Gardening Tips and Highlights Waushara County Master Gardeners
August is synonymous with abundance: tomatoes, ripen plump, and juicy bell peppers sweeten to sugary red; zinnias flaunt their crayon-colored blossoms, and the musky fragrance of cantaloupe wafts from tangled vines. It’s harvest season, so perhaps you’re busy canning tomatoes or freezing pepper slices for winter pizzas. But there’s another crop ready for picking, and it’s time to collect seeds for next year’s garden.
There’s immense pleasure in seed-to-seed gardening. As you come to appreciate a plant’s life cycle through seed saving, your small, humble act grounds you in the deep history of human life. You may be gathering seeds from a cucumber developed by a gardener in the 1800’s, or collecting the easy-to-harvest offspring of zinnias, marigolds, cosmos, and hibiscus just as your great-grandmother once did. She knew that most seeds were ripe for harvesting when they were hard and dry.

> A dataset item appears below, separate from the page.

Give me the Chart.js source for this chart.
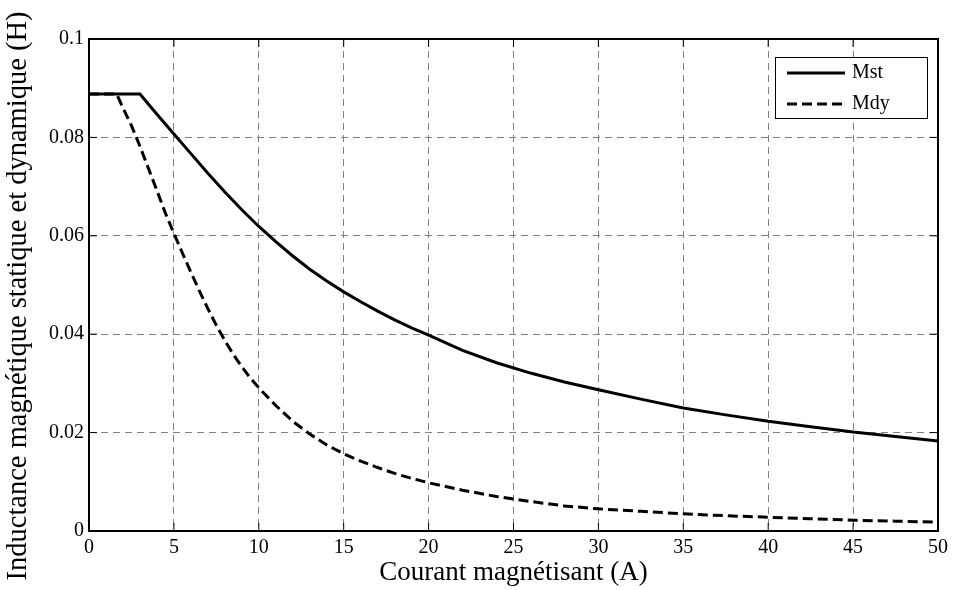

Here’s the simple test she likely performed: lightly pinch a sampling between your fingernails. If the seeds don’t dent, they’re mature. Many of our favorite summer veggies are actually fruits that hide their progeny in tasty packages. Tomato and melon seeds are ripe when the fruit is ready to eat. Green peppers are immature, but deep red peppers contain harvestable seeds.